Accidenti: era il primo giorno e non avevo le scarpe da ginnastica. E il programma cosa prevedeva? Corsa. Entrai nel magazzino del materiale usato e me ne provai un paio. Erano 4 numeri più grandi dei miei. Feci tutta la seduta così. Mentre ero a pranzo con i miei compagni, Mazzarri mi chiamò al suo tavolo: ‘Vieni qui. Come hai corso oggi?’. Gli spiegai la situazione. Con grande signorilità prese il portafoglio, lo aprì ed estrasse un po’ di contanti. Li diede al preparatore, dicendogli: ‘Accompagnalo a comprare un paio di scarpe nuove’. Non fu per i 50 euro, ma per il gesto. Quando ci siamo ritrovati a Torino mi ha ringraziato per le belle parole che avevo speso per lui negli anni.

 

 

I miei compagni mi chiedono come sia Scampia. Gli mostro le foto, mi dicono che vorrebbero vedere con i loro occhi.
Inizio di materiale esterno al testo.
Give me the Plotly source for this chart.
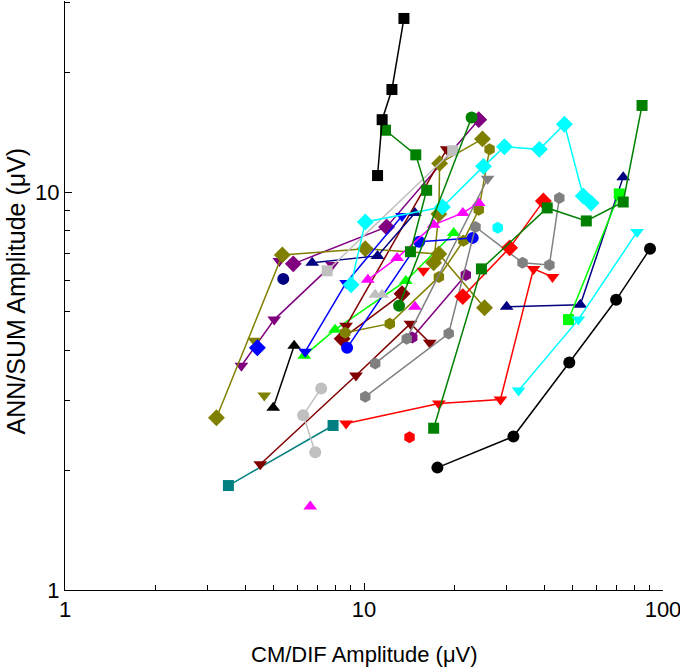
import plotly.graph_objects as go

# ---- data (CM/DIF amplitude x, ANN/SUM amplitude y, in microvolts) ----
blk_sq_x = [13.6, 12.4, 11.5, 11.1]
blk_sq_y = [27.3, 18.1, 15.2, 11.0]

grn_sq1_x = [11.8, 14.9, 16.2, 14.3]
grn_sq1_y = [14.3, 12.4, 10.1, 7.08]

grn_sq2_x = [17.1, 24.7, 41.0, 55.4, 73.6, 85.1]
grn_sq2_y = [2.55, 6.41, 9.12, 8.46, 9.44, 16.5]

grn_ci_x = [13.1, 22.9]
grn_ci_y = [5.18, 15.4]

cyan_di_x = [9.05, 10.1, 18.3, 25.1, 29.5, 38.6, 46.8, 54.1, 57.5]
cyan_di_y = [5.85, 8.41, 9.17, 11.6, 13.0, 12.8, 14.8, 9.77, 9.38]

cyan_hex_x = [28.0]
cyan_hex_y = [8.13]

cyan_td_x = [32.9, 52.1, 81.9]
cyan_td_y = [3.17, 4.78, 7.94]

blk_ci_x = [17.6, 31.6, 48.6, 69.7, 90.5]
blk_ci_y = [2.03, 2.43, 3.73, 5.36, 7.20]

lime_sq_x = [48.3, 71.4]
lime_sq_y = [4.78, 9.89]

navy_tu1_x = [30.0, 52.9, 73.6]
navy_tu1_y = [5.15, 5.21, 10.9]

red_td_x = [8.71, 17.8, 28.6, 36.9, 42.7]
red_td_y = [2.62, 2.94, 3.01, 6.41, 6.12]

red_di_x = [21.4, 30.7, 39.8]
red_di_y = [5.46, 7.24, 9.49]

red_td2_x = [15.8]
red_td2_y = [6.34]

red_hex_x = [14.2]
red_hex_y = [2.42]

gray_hex1_x = [10.1, 19.2, 23.6, 33.9, 41.7, 45.0]
gray_hex1_y = [3.06, 4.41, 8.17, 6.64, 6.56, 9.66]

gray_hex2_x = [10.9, 13.9, 25.9]
gray_hex2_y = [3.71, 4.28, 10.8]

silver_ci_x = [7.19, 6.26, 6.87]
silver_ci_y = [3.21, 2.75, 2.22]

silver_sq_x = [7.53, 19.8]
silver_sq_y = [6.34, 12.7]

silver_tu_x = [10.9, 11.5]
silver_tu_y = [5.52, 5.52]

mag_tu_x = [10.3, 12.9, 17.1, 21.4, 24.2]
mag_tu_y = [6.02, 6.83, 8.27, 8.86, 9.38]

mag_tu2_x = [14.8]
mag_tu2_y = [5.15]

mag_tu3_x = [6.61]
mag_tu3_y = [1.62]

blue_td_x = [6.36, 8.71, 13.4]
blue_td_y = [3.97, 5.91, 8.71]

blue_di_x = [4.40]
blue_di_y = [4.06]

blue_ci_x = [8.78, 15.3, 23.1]
blue_ci_y = [4.06, 7.50, 7.67]

navy_tu2_x = [6.71, 11.1, 14.8]
navy_tu2_y = [6.64, 6.91, 8.86]

navy_ci_x = [5.37]
navy_ci_y = [6.05]

olive_di1_x = [3.21, 5.33, 10.1, 17.8, 25.3]
olive_di1_y = [2.71, 6.95, 7.20, 6.99, 5.12]

olive_di2_x = [17.1, 17.8, 17.9, 24.9]
olive_di2_y = [6.64, 8.81, 11.8, 13.6]

olive_td_x = [4.30]
olive_td_y = [4.23]

olive_td2_x = [4.64]
olive_td2_y = [3.08]

olive_hex_x = [8.65, 12.2, 17.8, 21.5, 24.2, 26.3]
olive_hex_y = [4.43, 4.67, 6.12, 7.54, 9.02, 12.8]

maroon_td1_x = [4.50, 9.40, 14.3, 16.6]
maroon_td1_y = [2.07, 3.46, 4.67, 4.18]

maroon_di_x = [8.45, 13.4]
maroon_di_y = [4.28, 5.55]

maroon_td2_x = [8.71, 18.9]
maroon_td2_y = [4.61, 12.8]

purple_td_x = [3.89, 5.01, 7.82]
purple_td_y = [3.66, 4.78, 6.56]

purple_td2_x = [5.21]
purple_td2_y = [6.71]

purple_di_x = [5.80, 11.9, 24.2]
purple_di_y = [6.60, 8.17, 15.2]

purple_hex_x = [14.5, 21.9]
purple_hex_y = [4.31, 6.19]

lime_tu_x = [6.31, 8.0, 13.8, 19.95]
lime_tu_y = [3.88, 4.51, 5.98, 7.89]

blk_tu_x = [4.97, 5.84]
blk_tu_y = [2.87, 4.11]

teal_sq_x = [3.52, 7.88]
teal_sq_y = [1.83, 2.59]

x_tick_vals = [1, 10, 100]
x_tick_text = ["1", "10", "100"]
y_tick_vals = [1, 10]
y_tick_text = ["1", "10"]

SQ, CI, DI, TR, HX = 11, 12, 13, 12, 12

# ---- styling per series ----
series = [
    (teal_sq_x, teal_sq_y, "#008080", "square", SQ),
    (blk_tu_x, blk_tu_y, "#000000", "triangle-up", TR),
    (lime_tu_x, lime_tu_y, "#00FF00", "triangle-up", TR),
    (purple_hex_x, purple_hex_y, "#800080", "hexagon", HX),
    (purple_di_x, purple_di_y, "#800080", "diamond", DI),
    (purple_td2_x, purple_td2_y, "#800080", "triangle-down", TR),
    (purple_td_x, purple_td_y, "#800080", "triangle-down", TR),
    (maroon_td2_x, maroon_td2_y, "#800000", "triangle-down", TR),
    (maroon_di_x, maroon_di_y, "#800000", "diamond", DI),
    (maroon_td1_x, maroon_td1_y, "#800000", "triangle-down", TR),
    (olive_hex_x, olive_hex_y, "#808000", "hexagon", HX),
    (olive_td2_x, olive_td2_y, "#808000", "triangle-down", TR),
    (olive_td_x, olive_td_y, "#808000", "triangle-down", TR),
    (olive_di2_x, olive_di2_y, "#808000", "diamond", DI),
    (olive_di1_x, olive_di1_y, "#808000", "diamond", DI),
    (navy_ci_x, navy_ci_y, "#000080", "circle", CI),
    (navy_tu2_x, navy_tu2_y, "#000080", "triangle-up", TR),
    (blue_ci_x, blue_ci_y, "#0000FF", "circle", CI),
    (blue_di_x, blue_di_y, "#0000FF", "diamond", DI),
    (blue_td_x, blue_td_y, "#0000FF", "triangle-down", TR),
    (mag_tu3_x, mag_tu3_y, "#FF00FF", "triangle-up", TR),
    (mag_tu2_x, mag_tu2_y, "#FF00FF", "triangle-up", TR),
    (mag_tu_x, mag_tu_y, "#FF00FF", "triangle-up", TR),
    (silver_tu_x, silver_tu_y, "#C0C0C0", "triangle-up", TR),
    (silver_sq_x, silver_sq_y, "#C0C0C0", "square", SQ),
    (silver_ci_x, silver_ci_y, "#C0C0C0", "circle", CI),
    (gray_hex2_x, gray_hex2_y, "#808080", ["hexagon", "hexagon", "triangle-down"], HX),
    (gray_hex1_x, gray_hex1_y, "#808080", "hexagon", HX),
    (red_hex_x, red_hex_y, "#FF0000", "hexagon", HX),
    (red_td2_x, red_td2_y, "#FF0000", "triangle-down", TR),
    (red_di_x, red_di_y, "#FF0000", "diamond", DI),
    (red_td_x, red_td_y, "#FF0000", "triangle-down", TR),
    (navy_tu1_x, navy_tu1_y, "#000080", "triangle-up", TR),
    (lime_sq_x, lime_sq_y, "#00FF00", "square", SQ),
    (blk_ci_x, blk_ci_y, "#000000", "circle", CI),
    (cyan_td_x, cyan_td_y, "#00FFFF", "triangle-down", TR),
    (cyan_hex_x, cyan_hex_y, "#00FFFF", "hexagon", HX),
    (cyan_di_x, cyan_di_y, "#00FFFF", "diamond", DI),
    (grn_ci_x, grn_ci_y, "#008000", "circle", CI),
    (grn_sq2_x, grn_sq2_y, "#008000", "square", SQ),
    (grn_sq1_x, grn_sq1_y, "#008000", "square", SQ),
    (blk_sq_x, blk_sq_y, "#000000", "square", SQ),
]

fig = go.Figure()
for xs, ys, col, sym, sz in series:
    fig.add_trace(go.Scatter(
        x=xs, y=ys, mode="lines+markers",
        line=dict(color=col, width=1.5),
        marker=dict(color=col, symbol=sym, size=sz, line=dict(width=0)),
        showlegend=False, hoverinfo="skip",
    ))

font = "Liberation Sans, Arial, sans-serif"
fig.update_layout(
    width=680, height=670,
    margin=dict(l=65, r=17, t=1, b=80),
    paper_bgcolor="white", plot_bgcolor="white",
    font=dict(family=font, size=22, color="black"),
    hovermode=False,
    annotations=[
        dict(text="CM/DIF Amplitude (μV)", xref="paper", yref="paper",
             x=0.5, y=0, xanchor="center", yanchor="middle", yshift=-64,
             showarrow=False, font=dict(size=22)),
        dict(text="ANN/SUM Amplitude (μV)", xref="paper", yref="paper",
             x=0, y=0.5, xanchor="center", yanchor="middle", xshift=-50, yshift=4,
             textangle=-90, showarrow=False, font=dict(size=25)),
    ],
)
fig.update_xaxes(
    type="log", range=[0, 2], automargin=False,
    tickvals=x_tick_vals, ticktext=x_tick_text, ticklabeloverflow="allow",
    ticks="inside", ticklen=7, tickcolor="black",
    minor=dict(ticks="inside", ticklen=5, tickcolor="black",
               tickvals=[2, 3, 4, 5, 6, 7, 8, 9, 20, 30, 40, 50, 60, 70, 80, 90]),
    showline=True, linecolor="black", linewidth=1, mirror=False,
    showgrid=False, zeroline=False,
    tickfont=dict(size=22),
)
fig.update_yaxes(
    type="log", range=[0, 1.48], automargin=False,
    tickvals=y_tick_vals, ticktext=y_tick_text,
    ticks="inside", ticklen=7, tickcolor="black",
    minor=dict(ticks="inside", ticklen=5, tickcolor="black",
               tickvals=[2, 3, 4, 5, 6, 7, 8, 9, 20, 30]),
    showline=True, linecolor="black", linewidth=1, mirror=False,
    showgrid=False, zeroline=False,
    tickfont=dict(size=22),
)

fig.write_html(
    "out.html",
    config={"displayModeBar": False, "staticPlot": True},
    post_script="document.body.style.margin='0px';document.body.style.overflow='hidden';",
)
Tomás Rincón, ad esempio, è uno dei più interessati. La mia storia è simile a quella di Paulo Dybala, anche lui viene dal nulla e ha perso il padre da piccolo. Dopo un derby gli sono andato incontro e gli ho detto: ‘Io e te abbiamo una storia simile. Ci fa onore per quello che siamo diventati’. E l’ho abbracciato. ‘Noi due siamo simili’.

 

Non posso permettermi di mollare. Quella tazza di latte caldo con i biscotti, dopo aver giocato in corridoio spaccando le lampadine con il pallone, per me e per i miei fratelli era la felicità. Ancora oggi la ricordiamo con il sorriso. Ma quello che voglio dirvi è che non mangiare per due giorni non va bene. Io ho lasciato Scampia impaurito e, quando ci sono tornato, l’ho fatto da persona migliore. Da esempio, da speranza. Quello che voglio essere per voi. Quando vengo lì, io mi sento forte grazie a voi. Mi sento a casa. Abbiamo qualcosa in più, noi. Non mangiare per due giorni non va bene, non deve succedere. Abbiamo fame, ce la possiamo fare. Noi siamo indistruttibili.